A historically significant technical pattern is forming on Bitcoin’s MVRV ratio chart, while the leading cryptocurrency maintains its position around the critical $82,000 threshold.
Bitcoin (BTC) Price
The MVRV (Market Value to Realized Value) metric serves as a valuation tool to determine whether Bitcoin is trading above or below fair value. CryptoQuant’s analyst CW8900 identified an approaching golden cross formation between the MVRV ratio and its 200-day exponential moving average. The analyst characterized this development as “a representative trend reversal signal and is a bullish indicator.”
Historical precedent shows this pattern has materialized on two prior occasions. Following Bitcoin’s 2022 bear market bottom, the initial crossover event catalyzed a 90% surge from $16,300 to $31,000. Subsequently, a second cross formation in September 2023 initiated a remarkable 400% ascent toward the record peak of $126,000 reached in October 2025.
CW8900 additionally observed that Bitcoin’s 30-day simple moving average surpassed its 90-day counterpart in late April, declaring: “BTC has completely turned to a bullish trend.”
Cryptocurrency market analyst Daan Crypto Trades shared on X that Bitcoin achieved a “solid weekly close above the bull market support band,” emphasizing that a decisive break above the daily 200MA/EMA zone near $82K would represent “a signal of strength for further continuation.”
Concurrently, analytics platform SoSoValue reported in their recent update that Bitcoin exchange-traded funds accumulated $623 million in net positive flows throughout the week, marking the sixth consecutive week of institutional buying. The firm characterized this period as a “week of layered capital allocation” rather than an outright risk-on environment, observing some tactical profit-taking while institutional positioning continues to strengthen.

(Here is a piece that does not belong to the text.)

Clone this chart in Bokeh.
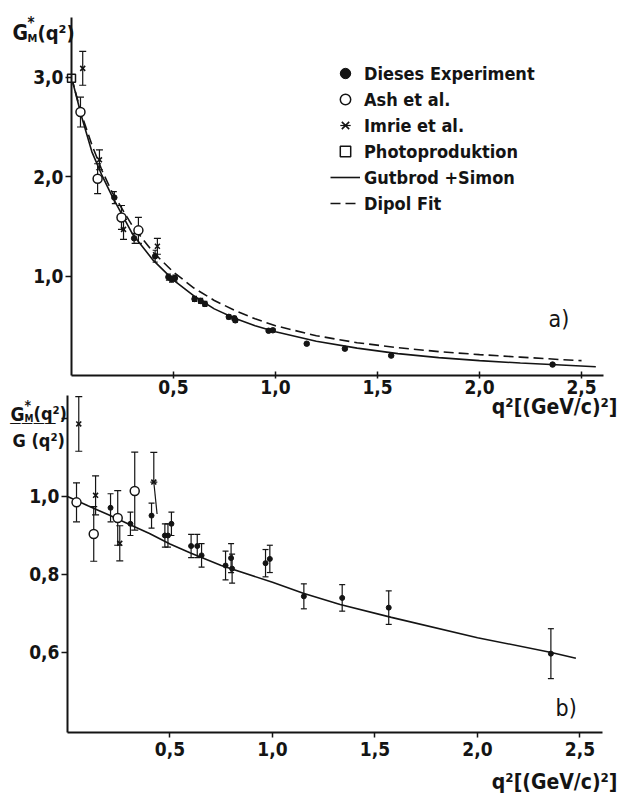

Market commentator Shib Spain identified Bitcoin’s breakout above a months-long descending trendline on the weekly timeframe, highlighting a bullish MACD reversal as technical confirmation. Fellow analyst Moustache observed the Bitcoin market capitalization RSI rebounding from multi-year monthly support, asserting: “Prices will go much, much higher.”
Bitcoin encountered rejection above $81,500 and retraced lower, presently maintaining ground above $80,500 and its 100-hour simple moving average. Technical charts reveal a contracting triangle formation on the hourly timeframe, establishing support near $80,800.
Should BTC successfully breach $81,800 and $82,000, subsequent resistance barriers emerge at $82,250, $82,500, and $83,500. Conversely, downside protection exists at $80,400, followed by additional support at $79,400 and $78,500.
On-chain metrics indicate the short-term holder cost basis heated band positioned at $92,000, while the overheated threshold sits at $104,000. Despite recent profit realization activity, blockchain analytics from Glassnode indicate the price structure has additional upside potential in the near term.
Institutional appetite for Bitcoin ETFs generated $623 million in aggregate inflows during the previous week, representing the sixth uninterrupted week of positive capital flows. Long-term strategic allocation continues despite a brief two-day outflow pattern that concluded last week.